D891221 The Honorable Kenneth M. Carr Chairman U.S. Nuclear Regulatory Commission Washington, D.C. 20555

Dear Chairman Carr:

SUBJECT:

COHERENCE IN THE REGULATORY PROCESS In our last report to you on this subject, dated November 24, 1989, we listed a number of problems, but deferred any recommendations until we had had a chance to speak to the EDO. This occurred so late in our December meeting that it was impossible to prepare a report on this important subject with the care that it deserves. We therefore beg your indulgence while we defer still another month.

Nonetheless, we have been briefed at this meeting on one of the increas-ingly important elements of the process--the SALP ratings and their use

--and believe it appropriate to single out the subject for individual treatment. We know you are aware of some of the problems of external misuse of the ratings; we wish to address instead the internal purpose of the ratings themselves, from the viewpoint of coherence of the regulatory process.

The SALP ratings are extremely important to the licensee, for both economic and other reasons; it is therefore essential that the process through which they are determined be as objective and credible as it is possible to make it. We recognize that there is not available a set of fully objective performance indicators and that any rating system must therefore have an element of subjectivity. It is then doubly important that the procedures incorporate a set of credible checks and balances to minimize the effect of the personal predilections of the board members.

Instead we learned from this briefing that the process is almost en-tirely (we were told 80%) in the hands of the Regional Administrator, who not only appoints most of the board from among his own personnel, but is even free to reject an SALP rating he doesn't like, and reconsti-tute the board as he wishes. The rating therefore provides still another weapon for the Administrator to enforce his personal views, effectively free of restraint. There is no appeal procedure. Even with the best of Regional Administrators this strikes us as unwise--with the worst it could make a mockery of coherent regulation.

During our briefing, we were variously told that the purpose of an SALP rating is to advise the Regional Administrator (though he signs it), and then to help him advise the licensee. At the end it wasn't clear which.

We were also told that a licensee must exhibit a steady improvement to keep his SALP rating constant, then that he needn't, and finally that he did. If true, that is not consistent regulation. Improvement toward what end? You may wish to read the transcript of our meeting.
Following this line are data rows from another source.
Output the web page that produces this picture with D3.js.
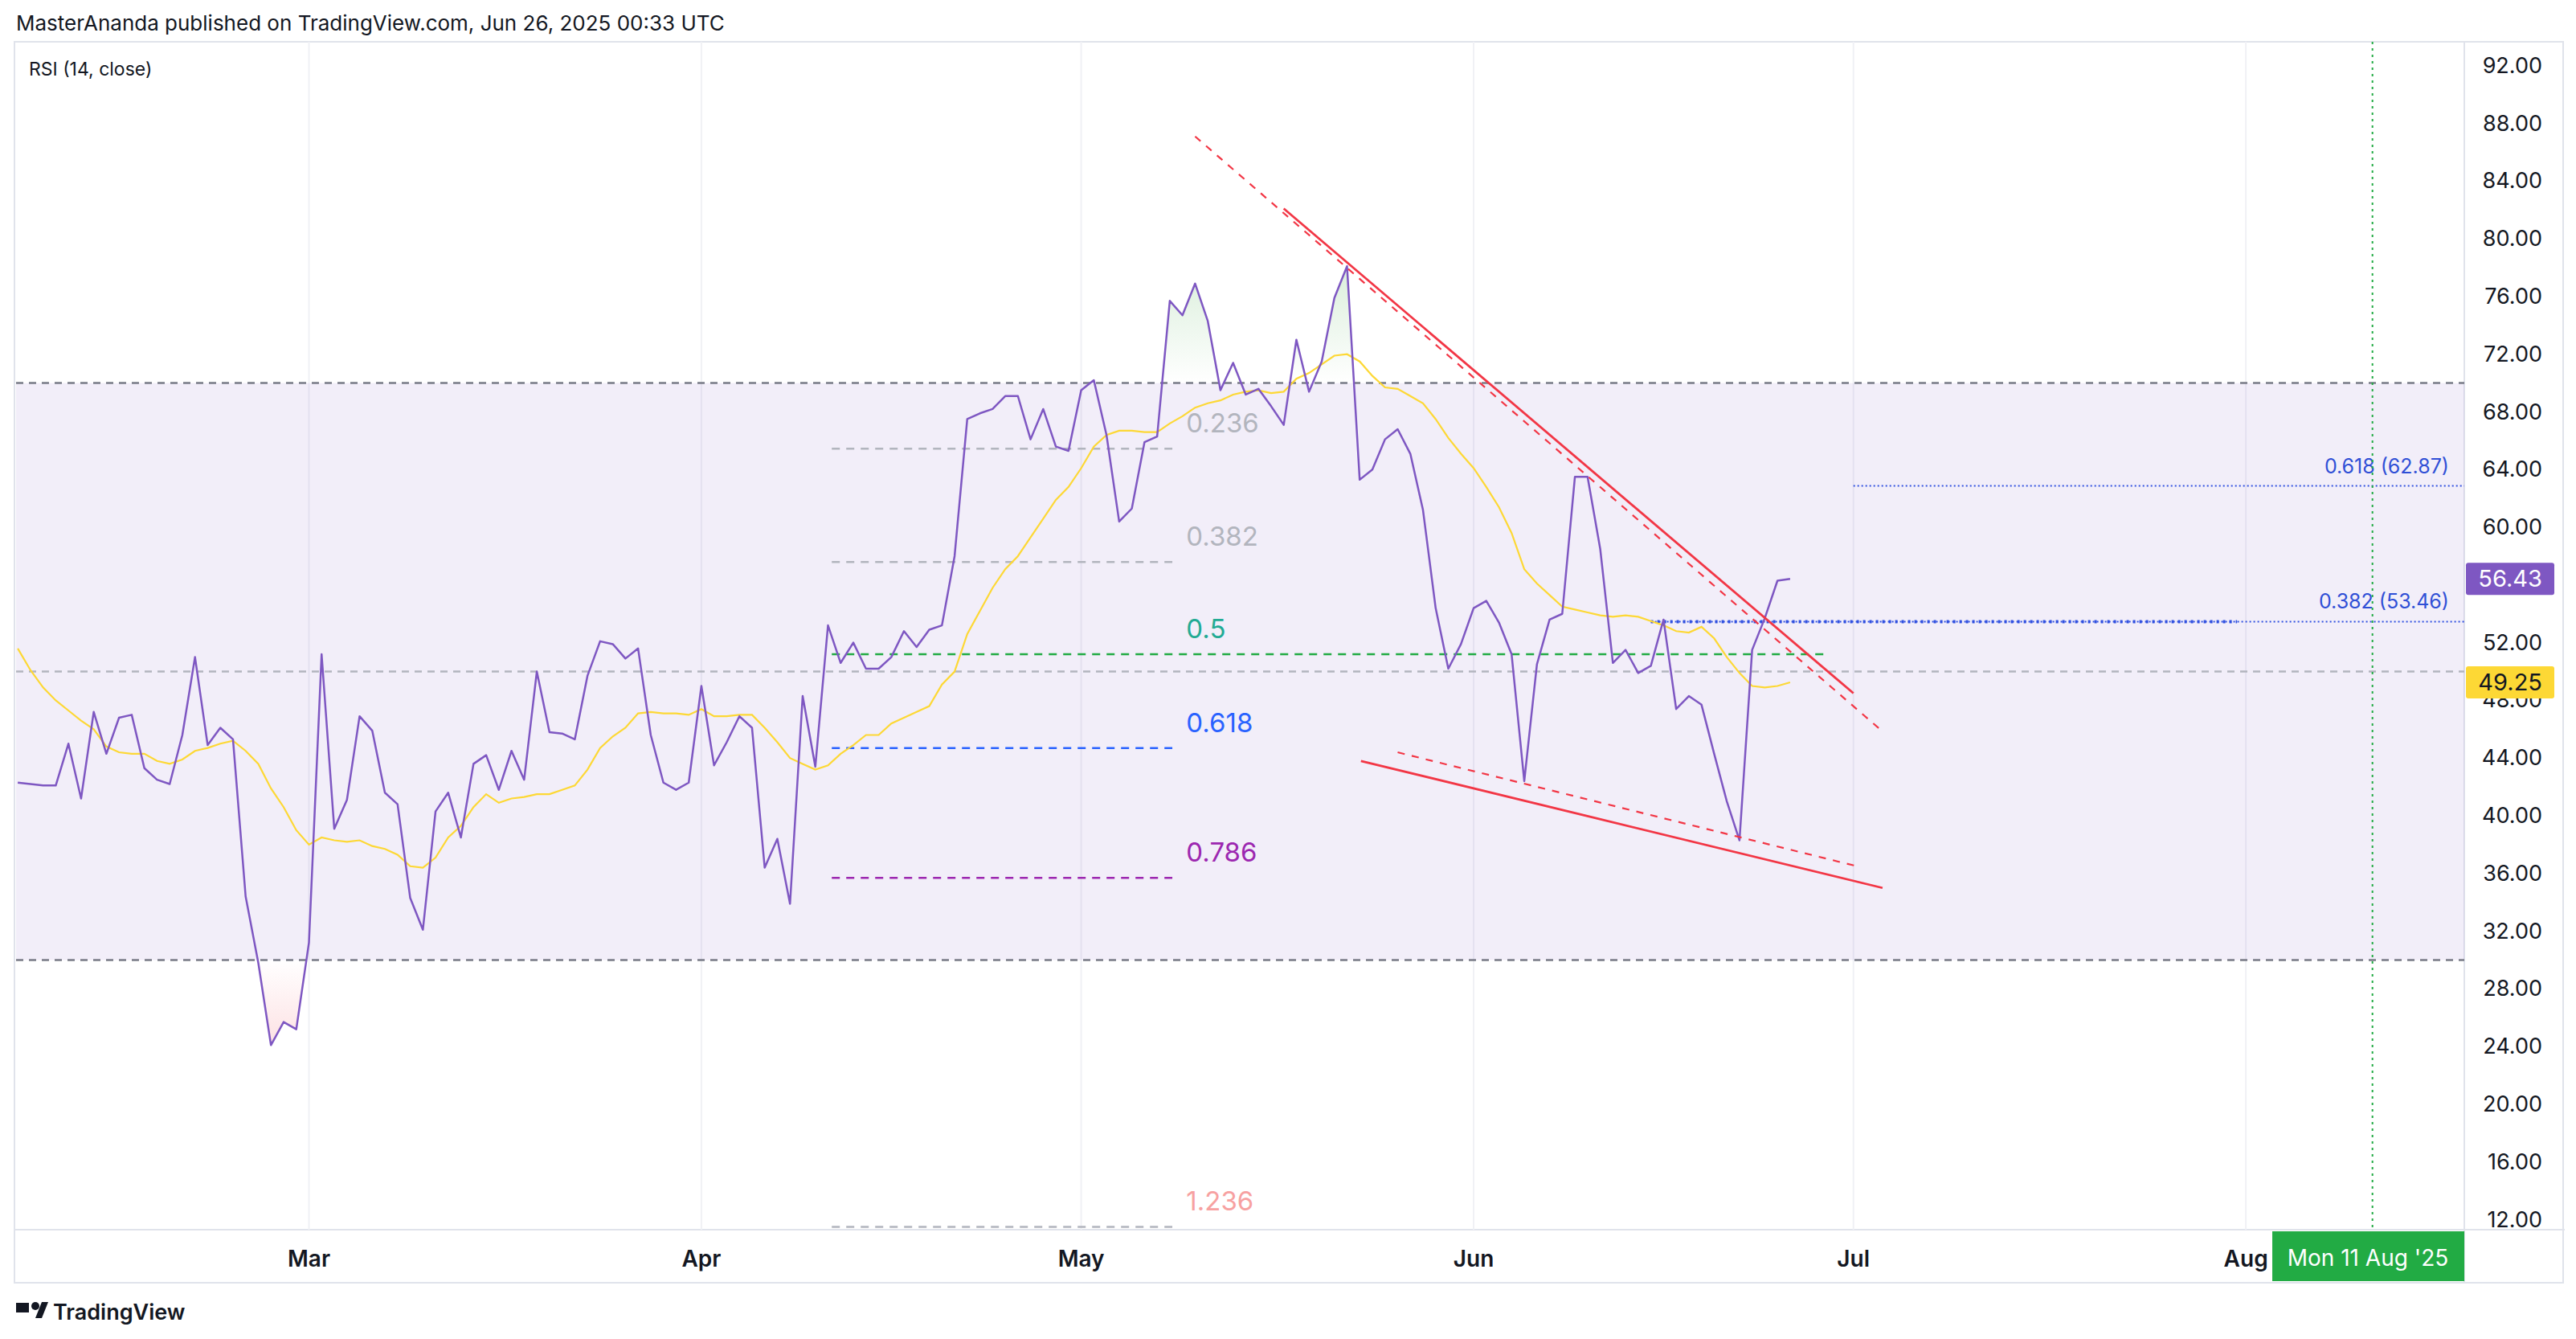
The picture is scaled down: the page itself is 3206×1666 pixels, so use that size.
<!DOCTYPE html>
<html><head><meta charset="utf-8">
<script src="https://cdn.jsdelivr.net/npm/d3@7"></script>
<style>body{margin:0;background:#fff}svg{display:block}text{font-family:Inter,"Noto Sans",sans-serif}</style>
</head><body><svg id="c" width="3206" height="1666"></svg>
<script>
// day index 0 = Feb 6, 2025
const rsi = [42.3,42.2,42.1,42.1,45.0,41.2,47.2,44.3,46.8,47.0,43.3,42.5,42.2,45.6,51.0,44.9,46.1,45.3,34.4,29.8,24.1,25.7,25.2,
31.2,51.2,39.1,41.1,46.9,45.9,41.6,40.8,34.3,32.1,40.3,41.6,38.5,43.6,44.2,41.8,44.5,42.5,50.0,45.8,45.7,45.3,49.7,52.1,51.9,50.9,51.6,45.6,42.3,41.8,42.3,
49.0,43.5,45.1,46.9,46.1,36.4,38.4,33.9,48.3,43.4,53.2,50.6,52.0,50.2,50.2,51.0,52.8,51.7,52.9,53.2,58.0,67.5,67.9,68.2,69.1,69.1,66.1,68.2,65.6,65.3,
69.5,70.2,66.4,60.4,61.3,65.9,66.3,75.7,74.7,76.9,74.3,69.5,71.4,69.2,69.6,68.4,67.1,73.0,69.4,71.5,75.9,78.1,63.3,64.0,66.1,66.8,65.1,61.2,54.4,50.2,51.9,
54.4,54.9,53.4,51.2,42.4,50.5,53.6,54.0,63.5,63.5,58.5,50.6,51.5,49.9,50.4,53.6,47.4,48.3,47.7,44.3,41.0,38.3,51.5,53.7,56.3,56.43];
const rsiMA = [51.6,50.1,48.9,48.0,47.3,46.6,46.0,44.8,44.4,44.3,44.3,43.8,43.6,43.9,44.5,44.7,45.0,45.2,44.5,43.6,41.9,40.6,39.0,
38.0,38.5,38.3,38.2,38.3,37.9,37.7,37.3,36.5,36.4,37.1,38.5,39.3,40.6,41.5,40.9,41.2,41.3,41.5,41.5,41.8,42.1,43.2,44.7,45.5,46.1,47.1,47.2,47.1,47.1,47.0,
47.4,46.9,46.9,47.0,47.0,46.1,45.1,44.0,43.6,43.2,43.5,44.3,44.9,45.6,45.6,46.4,46.8,47.2,47.6,49.1,50.0,52.6,54.2,55.8,57.1,58.0,59.3,60.6,61.9,62.8,
64.1,65.6,66.4,66.7,66.7,66.6,66.6,67.2,67.7,68.3,68.6,68.8,69.2,69.4,69.5,69.3,69.4,70.3,70.7,71.3,71.9,72.0,71.5,70.5,69.7,69.6,69.1,68.6,67.5,66.2,65.1,
64.1,62.8,61.4,59.6,57.1,56.1,55.3,54.5,54.3,54.1,53.9,53.8,53.9,53.8,53.5,53.2,52.8,52.7,53.1,52.3,51.0,49.9,49.0,48.9,49.0,49.25];
const monthTicks = [{i:23,l:"Mar"},{i:54,l:"Apr"},{i:84,l:"May"},{i:115,l:"Jun"},{i:145,l:"Jul"},{i:176,l:"Aug"}];
const yTicks = [12,16,20,24,28,32,36,40,44,48,52,60,64,68,72,76,80,84,88,92];
const fibLevels = [0.236,0.382,0.5,0.618,0.786,1.236];
const fibValues = [65.45,57.6,51.2,44.7,35.7,11.5];
const fibColors = ["#b2b5be","#b2b5be","#22ab94","#2962ff","#9c27b0","#f7a1a1"];
const fibLineColors = ["#b2b5be","#b2b5be","#22ab44","#2962ff","#9c27b0","#b2b5be"];
const trendLines = [ // [i0,v0,i1,v1,dashed]
 [100.0,82.1,145.0,48.5,false],[93.0,87.1,147.1,46.0,true],[106.1,43.8,147.3,35.0,false],[109.0,44.4,145.3,36.5,true]];
const targetLevels = [{l:"0.618 (62.87)",v:62.87,i0:145},{l:"0.382 (53.46)",v:53.46,i0:129}];
const markerIdx = 186;

const svg = d3.select("#c");
const L=20, R=3067, T=52, B=1530;
const x = d3.scaleLinear().domain([23,84]).range([384.5,1345.6]);
const y = d3.scaleLinear().domain([12,92]).range([1517.5,81.8]);
const lineC = "#7e57c2", maC = "#fdd835";

svg.append("rect").attr("x",L-2).attr("y",T).attr("width",3192-L).attr("height",1596-T).attr("fill","none").attr("stroke","#e0e3eb").attr("stroke-width",2);
svg.append("line").attr("x1",L-2).attr("x2",3192).attr("y1",B).attr("y2",B).attr("stroke","#e0e3eb").attr("stroke-width",2);
svg.append("line").attr("x1",R).attr("x2",R).attr("y1",T).attr("y2",1596).attr("stroke","#e0e3eb").attr("stroke-width",2);
const defs = svg.append("defs");
defs.append("clipPath").attr("id","pc").append("rect").attr("x",L).attr("y",T).attr("width",R-L).attr("height",B-T);
const g = svg.append("g").attr("clip-path","url(#pc)");
monthTicks.forEach(t=>g.append("line").attr("x1",x(t.i)).attr("x2",x(t.i)).attr("y1",T).attr("y2",B).attr("stroke","#f0f1f5").attr("stroke-width",2));
g.append("rect").attr("x",L).attr("width",R-L).attr("y",y(70)).attr("height",y(30)-y(70)).attr("fill","rgba(126,87,194,0.1)");
[[70,"#787b86"],[30,"#787b86"],[50,"#b2b5be"]].forEach(([v,c])=>g.append("line").attr("x1",L).attr("x2",R).attr("y1",y(v)).attr("y2",y(v)).attr("stroke",c).attr("stroke-width",2.5).attr("stroke-dasharray","9,7"));
const gg = defs.append("linearGradient").attr("id","gG").attr("x1",0).attr("x2",0).attr("gradientUnits","userSpaceOnUse").attr("y1",y(80)).attr("y2",y(70));
gg.append("stop").attr("offset",0).attr("stop-color","rgba(76,175,80,0.25)");gg.append("stop").attr("offset",1).attr("stop-color","rgba(76,175,80,0)");
const rg = defs.append("linearGradient").attr("id","rG").attr("x1",0).attr("x2",0).attr("gradientUnits","userSpaceOnUse").attr("y1",y(30)).attr("y2",y(22));
rg.append("stop").attr("offset",0).attr("stop-color","rgba(242,54,69,0)");rg.append("stop").attr("offset",1).attr("stop-color","rgba(242,54,69,0.2)");
defs.append("clipPath").attr("id","above").append("rect").attr("x",L).attr("y",T).attr("width",R-L).attr("height",y(70)-T);
defs.append("clipPath").attr("id","below").append("rect").attr("x",L).attr("y",y(30)).attr("width",R-L).attr("height",B-y(30));
g.append("path").datum(rsi).attr("clip-path","url(#above)").attr("fill","url(#gG)").attr("d",d3.area().x((d,i)=>x(i)).y0(y(70)).y1(d=>y(d)));
g.append("path").datum(rsi).attr("clip-path","url(#below)").attr("fill","url(#rG)").attr("d",d3.area().x((d,i)=>x(i)).y0(y(30)).y1(d=>y(d)));
fibLevels.forEach((f,k)=>{
  const i1 = f===0.5?143:91.2;
  g.append("line").attr("x1",x(64.3)).attr("x2",x(i1)).attr("y1",y(fibValues[k])).attr("y2",y(fibValues[k])).attr("stroke",fibLineColors[k]).attr("stroke-width",2.5).attr("stroke-dasharray","10,8");
  g.append("text").attr("x",x(92.3)).attr("y",y(fibValues[k])-20).attr("fill",fibColors[k]).attr("font-size",33).text(String(f));
});
targetLevels.forEach(t=>{
  g.append("line").attr("x1",x(t.i0)).attr("x2",R).attr("y1",y(t.v)).attr("y2",y(t.v)).attr("stroke","#3050e0").attr("stroke-width",2).attr("stroke-dasharray","2,3");
  g.append("text").attr("x",3048).attr("y",y(t.v)-16).attr("text-anchor","end").attr("fill","#2f4fd6").attr("font-size",25).text(t.l);
});
g.append("line").attr("x1",x(129)).attr("x2",x(175.3)).attr("y1",y(53.46)).attr("y2",y(53.46)).attr("stroke","#3050e0").attr("stroke-width",4).attr("stroke-dasharray","3,5");
g.append("line").attr("x1",x(markerIdx)).attr("x2",x(markerIdx)).attr("y1",T).attr("y2",B).attr("stroke","#22ab44").attr("stroke-width",2).attr("stroke-dasharray","3,5");
g.append("path").datum(rsiMA).attr("fill","none").attr("stroke",maC).attr("stroke-width",2.2).attr("d",d3.line().x((d,i)=>x(i)).y(d=>y(d)));
g.append("path").datum(rsi).attr("fill","none").attr("stroke",lineC).attr("stroke-width",2.5).attr("stroke-linejoin","round").attr("d",d3.line().x((d,i)=>x(i)).y(d=>y(d)));
trendLines.forEach(([a,b,c,d,dash])=>g.append("line").attr("x1",x(a)).attr("y1",y(b)).attr("x2",x(c)).attr("y2",y(d)).attr("stroke","#f23645").attr("stroke-width",dash?2.2:2.8).attr("stroke-dasharray",dash?"9,9":null));
yTicks.forEach(v=>svg.append("text").attr("x",3164).attr("y",y(v)+9).attr("text-anchor","end").attr("fill","#131722").attr("font-size",27).text(v.toFixed(2)));
[[56.43,lineC,"#fff"],[49.25,maC,"#131722"]].forEach(([v,bg,fc])=>{
  svg.append("rect").attr("x",R+2).attr("y",y(v)-20).attr("width",110).attr("height",40).attr("rx",3).attr("fill",bg);
  svg.append("text").attr("x",3164).attr("y",y(v)+10).attr("text-anchor","end").attr("fill",fc).attr("font-size",29).text(v.toFixed(2));
});
monthTicks.forEach(t=>svg.append("text").attr("x",x(t.i)).attr("y",1576).attr("text-anchor","middle").attr("fill","#131722").attr("font-size",28).attr("font-weight",600).text(t.l));
svg.append("rect").attr("x",2828).attr("y",1532).attr("width",239).attr("height",62).attr("fill","#22ab44");
svg.append("text").attr("x",2947).attr("y",1575).attr("text-anchor","middle").attr("fill","#fff").attr("font-size",28).text("Mon 11 Aug '25");
svg.append("text").attr("x",20).attr("y",38).attr("fill","#131722").attr("font-size",26).text("MasterAnanda published on TradingView.com, Jun 26, 2025 00:33 UTC");
svg.append("text").attr("x",36).attr("y",94).attr("fill","#131722").attr("font-size",23).text("RSI (14, close)");
svg.append("text").attr("x",66).attr("y",1642).attr("fill","#131722").attr("font-size",27).attr("font-weight",600).text("TradingView");
svg.append("rect").attr("x",20).attr("y",1621).attr("width",16).attr("height",12).attr("fill","#131722");
svg.append("circle").attr("cx",44).attr("cy",1625).attr("r",5).attr("fill","#131722");
svg.append("path").attr("d","M44 1640 L52 1620 L60 1620 L52 1640 Z").attr("fill","#131722");
</script></body></html>
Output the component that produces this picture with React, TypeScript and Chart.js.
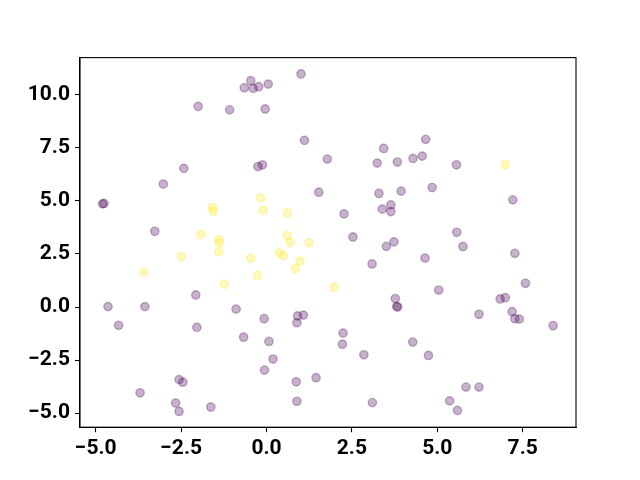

We could continue, but the message is that your staff has created a process which is out of control. If indeed all the questions we asked

have reasonable answers, they were not known to the responsible staff elements, even during a prepared briefing devoted to the subject.

On this isolated example of incoherence, we think you should make a clear statement of the purpose of SALP ratings, insist that your staff implement that purpose and no other, insist that the staff not use the ratings as weapons to enforce obedience to idiosyncratic policies that are not yours, greatly dilute the Regional autarchy in the process, and institute a workable set of checks and balances. Abuses of SALP abound, and they bring no credit to the regulatory process.

We also believe that this is a sufficiently important problem to justify consideration of suspension of the program and issuance of no new SALP ratings until enough reform measures are instituted to lend credibility to the process.